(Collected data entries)

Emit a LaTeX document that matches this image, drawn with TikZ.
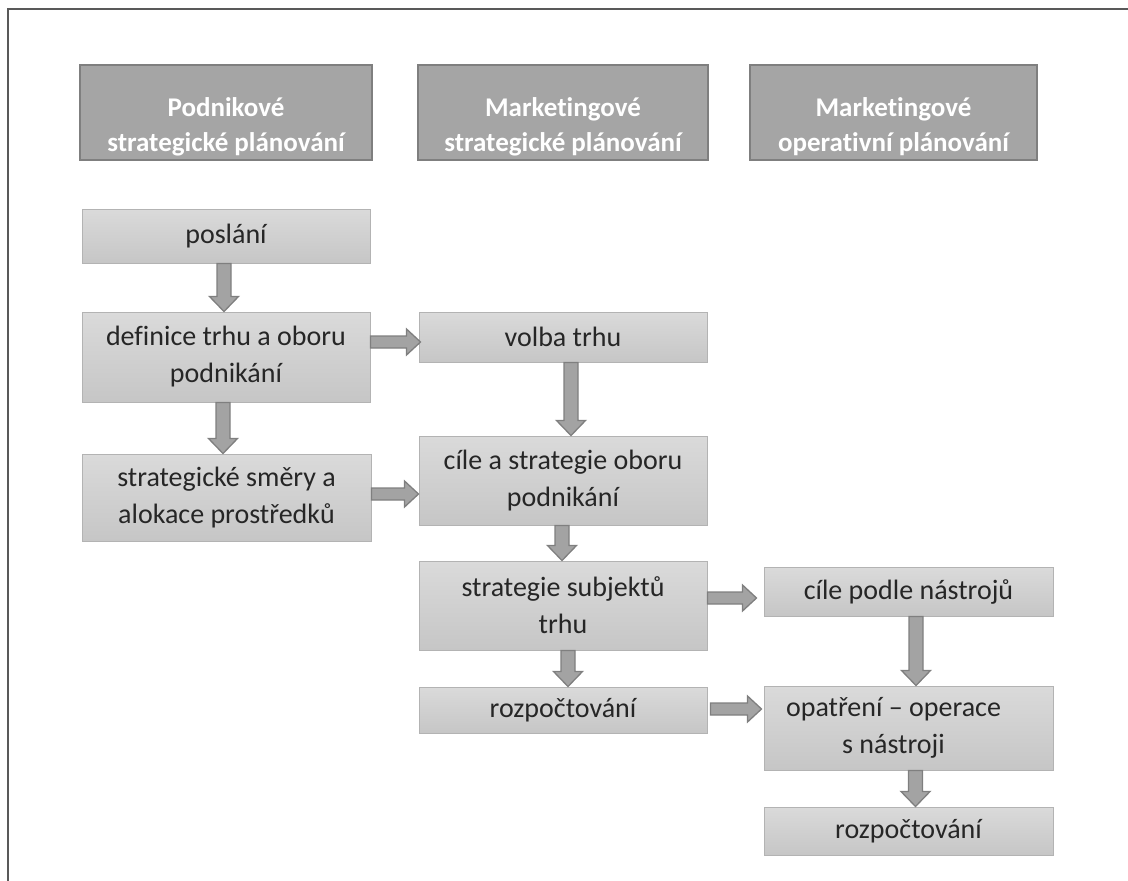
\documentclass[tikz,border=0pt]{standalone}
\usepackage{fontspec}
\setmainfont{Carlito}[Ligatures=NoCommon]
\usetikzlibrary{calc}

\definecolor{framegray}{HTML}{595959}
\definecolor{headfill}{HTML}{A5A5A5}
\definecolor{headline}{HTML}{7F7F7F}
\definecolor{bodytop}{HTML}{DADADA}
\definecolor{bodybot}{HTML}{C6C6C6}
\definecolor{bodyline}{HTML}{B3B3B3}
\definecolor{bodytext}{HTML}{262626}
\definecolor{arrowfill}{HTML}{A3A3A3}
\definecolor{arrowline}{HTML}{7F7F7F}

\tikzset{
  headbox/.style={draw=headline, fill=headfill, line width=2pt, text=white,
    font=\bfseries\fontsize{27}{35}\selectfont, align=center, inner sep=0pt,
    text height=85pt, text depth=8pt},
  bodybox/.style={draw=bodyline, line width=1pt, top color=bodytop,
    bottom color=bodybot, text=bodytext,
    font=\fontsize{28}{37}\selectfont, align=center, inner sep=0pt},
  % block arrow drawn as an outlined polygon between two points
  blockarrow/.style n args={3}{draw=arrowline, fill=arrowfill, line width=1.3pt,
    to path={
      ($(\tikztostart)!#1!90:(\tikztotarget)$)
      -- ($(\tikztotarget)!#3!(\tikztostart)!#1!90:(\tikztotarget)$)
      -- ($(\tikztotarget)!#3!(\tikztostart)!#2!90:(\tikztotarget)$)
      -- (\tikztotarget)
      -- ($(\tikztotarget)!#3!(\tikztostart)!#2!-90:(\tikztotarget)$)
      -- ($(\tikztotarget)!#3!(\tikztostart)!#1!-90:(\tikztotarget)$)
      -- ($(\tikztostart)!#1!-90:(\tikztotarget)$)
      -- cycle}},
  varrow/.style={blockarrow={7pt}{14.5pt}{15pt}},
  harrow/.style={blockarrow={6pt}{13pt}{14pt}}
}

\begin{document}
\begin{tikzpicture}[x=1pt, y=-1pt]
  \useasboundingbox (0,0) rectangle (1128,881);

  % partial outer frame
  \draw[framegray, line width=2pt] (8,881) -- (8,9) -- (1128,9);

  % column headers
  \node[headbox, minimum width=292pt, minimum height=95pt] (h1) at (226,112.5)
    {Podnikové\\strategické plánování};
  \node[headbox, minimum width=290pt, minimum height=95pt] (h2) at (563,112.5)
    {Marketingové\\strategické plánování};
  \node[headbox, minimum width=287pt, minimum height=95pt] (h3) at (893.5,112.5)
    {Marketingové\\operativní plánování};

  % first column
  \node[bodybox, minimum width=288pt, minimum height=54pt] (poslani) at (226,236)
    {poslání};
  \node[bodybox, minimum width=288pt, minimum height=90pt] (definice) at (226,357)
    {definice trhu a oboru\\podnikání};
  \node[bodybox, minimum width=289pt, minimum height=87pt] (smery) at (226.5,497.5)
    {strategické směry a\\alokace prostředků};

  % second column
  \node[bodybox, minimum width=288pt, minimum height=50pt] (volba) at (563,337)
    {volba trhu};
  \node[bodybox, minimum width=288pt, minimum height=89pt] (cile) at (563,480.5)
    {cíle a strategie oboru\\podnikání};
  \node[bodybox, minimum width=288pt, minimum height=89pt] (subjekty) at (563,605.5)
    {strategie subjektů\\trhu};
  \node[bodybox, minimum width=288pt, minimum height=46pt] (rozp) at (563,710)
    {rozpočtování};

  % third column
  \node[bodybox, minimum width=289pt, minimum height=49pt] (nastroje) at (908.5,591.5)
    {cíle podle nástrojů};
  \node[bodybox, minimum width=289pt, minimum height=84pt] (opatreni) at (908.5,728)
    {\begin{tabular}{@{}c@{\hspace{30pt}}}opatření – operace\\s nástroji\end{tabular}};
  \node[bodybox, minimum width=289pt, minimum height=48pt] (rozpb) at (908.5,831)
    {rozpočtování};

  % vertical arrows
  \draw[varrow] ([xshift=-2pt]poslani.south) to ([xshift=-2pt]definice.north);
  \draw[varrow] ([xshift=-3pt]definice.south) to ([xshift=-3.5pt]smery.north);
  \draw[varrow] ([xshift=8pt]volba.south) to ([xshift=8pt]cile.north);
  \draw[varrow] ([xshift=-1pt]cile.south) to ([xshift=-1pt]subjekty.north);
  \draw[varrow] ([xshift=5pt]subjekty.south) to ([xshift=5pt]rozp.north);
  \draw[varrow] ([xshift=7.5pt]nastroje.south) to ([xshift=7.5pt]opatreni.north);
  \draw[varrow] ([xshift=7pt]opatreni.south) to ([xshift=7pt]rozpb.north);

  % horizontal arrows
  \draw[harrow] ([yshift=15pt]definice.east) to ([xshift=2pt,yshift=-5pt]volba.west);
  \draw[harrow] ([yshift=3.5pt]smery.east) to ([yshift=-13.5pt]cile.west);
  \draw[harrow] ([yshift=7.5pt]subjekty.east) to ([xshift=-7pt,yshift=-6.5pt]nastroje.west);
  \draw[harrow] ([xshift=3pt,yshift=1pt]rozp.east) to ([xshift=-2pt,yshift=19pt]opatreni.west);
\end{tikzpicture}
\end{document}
--
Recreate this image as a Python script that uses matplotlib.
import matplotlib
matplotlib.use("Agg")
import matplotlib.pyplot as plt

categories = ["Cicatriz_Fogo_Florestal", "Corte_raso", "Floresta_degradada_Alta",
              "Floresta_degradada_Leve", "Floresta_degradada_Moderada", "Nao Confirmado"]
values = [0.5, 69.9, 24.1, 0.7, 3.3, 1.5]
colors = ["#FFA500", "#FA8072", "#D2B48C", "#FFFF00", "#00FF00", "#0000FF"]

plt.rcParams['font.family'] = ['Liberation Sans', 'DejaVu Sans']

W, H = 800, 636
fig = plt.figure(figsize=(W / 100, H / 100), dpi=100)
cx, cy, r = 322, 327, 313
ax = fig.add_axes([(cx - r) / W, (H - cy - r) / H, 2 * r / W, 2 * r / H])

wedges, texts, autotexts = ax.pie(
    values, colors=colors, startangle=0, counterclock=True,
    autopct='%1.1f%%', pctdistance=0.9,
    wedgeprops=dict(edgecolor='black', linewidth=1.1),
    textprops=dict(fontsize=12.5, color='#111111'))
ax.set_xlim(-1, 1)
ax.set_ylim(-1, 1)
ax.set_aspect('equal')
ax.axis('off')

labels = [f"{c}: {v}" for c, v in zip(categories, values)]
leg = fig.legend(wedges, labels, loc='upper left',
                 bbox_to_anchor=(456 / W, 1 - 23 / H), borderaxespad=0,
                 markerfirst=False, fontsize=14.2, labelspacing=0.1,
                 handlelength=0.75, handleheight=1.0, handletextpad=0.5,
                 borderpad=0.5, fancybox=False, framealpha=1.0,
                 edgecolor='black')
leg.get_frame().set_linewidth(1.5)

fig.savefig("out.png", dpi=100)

■ **What is required**
Repeat word for word the lines from the line containing "Recreate this image" to the line containing "plt.rcParams['font.family'] = ['Liberation", both lines included; nothing else should appear.

■ **Answer to this task**
Recreate this image as a Python script that uses matplotlib.
import matplotlib
matplotlib.use("Agg")
import matplotlib.pyplot as plt

categories = ["Cicatriz_Fogo_Florestal", "Corte_raso", "Floresta_degradada_Alta",
              "Floresta_degradada_Leve", "Floresta_degradada_Moderada", "Nao Confirmado"]
values = [0.5, 69.9, 24.1, 0.7, 3.3, 1.5]
colors = ["#FFA500", "#FA8072", "#D2B48C", "#FFFF00", "#00FF00", "#0000FF"]

plt.rcParams['font.family'] = ['Liberation Sans', 'DejaVu Sans']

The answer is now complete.